The other two reasons are that
1) I'm guessing twitter is a small application so a full rewrite is not a big task
2) Scala is designed for scaling (hence the name) while Ruby was designed to be a fun language to write in that got back to the SmallTalk roots of OOP

Comment Re:Where is IBM? (Score 1) 583

As I understand it IBM is a 'solution company' AKA they make their money by solving your problems. They don't really care about HOW they solve it or whit what as long as you are happy. An Oracle DB vs a IBM DB does not matter. In fact pushing software that is not the right fit would cost them in the long run because they want your support contract. They do a good job and you will stay signed on.

This is why Java and Linux are valuable to them. The software costs nothing to install, they can afford the technical power to install and run it and if push comes to shove and they REALLY need to they can throw programmers at it to fix bugs. They don't care how it works only that it works.

Bringing this back to Oracle. Siding against Oracle is biting the hand that feeds them since they need to work with them to get Oracle server bugs fixed. Oracle likes to hold a grudge and might go nuts on IBM if they don't toe the line. As long as they can fix Java bugs via OpenJDK and JCP the actual license of Java for others does not matter to them. While siding with Oracle might hurt them in the long run fighting them is a bigger risk(Oracle to IBM:"oh you needed that bug fixed THIS year?") for little reward (IBM:"Hurray! Java is free! Now we can view the source and fix bugs....just like before....").

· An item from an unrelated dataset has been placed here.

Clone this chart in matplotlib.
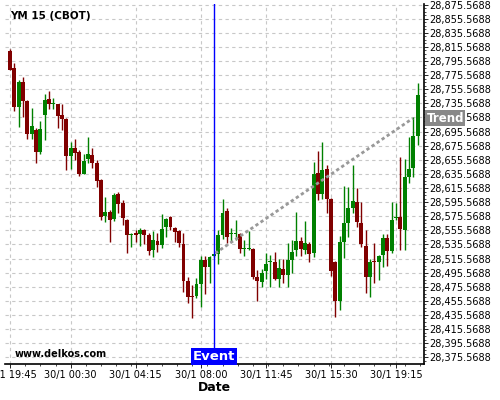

Comment Re:What would he do if not philanthropy? (Score 1) 160

I agree. My guess is that in his eyes he won the game. He made more money then anyone else in the world. There was other option then to start playing a different game, "Save the world". Thank god it was not "Rule the world". He has a shit-ton of money, he could have made some real damage before he would have gotten stopped.

Comment Re:Beautiful... (Score 1) 160

plus figure some undocumented stuff out

For me that's the killer of closed source. For open source rare problems are often unfixed but well documented in blog posts that contain long strings of profanity typically ending in "I can't believe that X works like this". Closed source tends to have shaky uncertain explanations on how people think things function. Since only a hand full of people in the whole world have the access to reverse engineer the problem correctly no one really knows what is going on.

I'm ignoring the power to read the code your self because while I have needed to resort to that in the past
1) most people don't have time to
2) jumping in to another code base is typically a lengthy process and people typically don't have the time to do it for a minor bug.
Having said that. It's the ultimate "oh god I need to fix this no matter what and time is not a issue" documentation.

Comment Re:Should be good for the economy (Score 1) 1530

Not as much as you think. A friend tried to refinance for student loans and they would not let him since he graduated (no new student loans) and had such bad credit from having so much debt and such a little income. Credit cards charge a lot to move a balance unless you open up a new card and that dings your credit score and will likely not take the whole balance. I know little about home loans but I bet the bank is doing something there as well to prevent people from getting a deal that easy.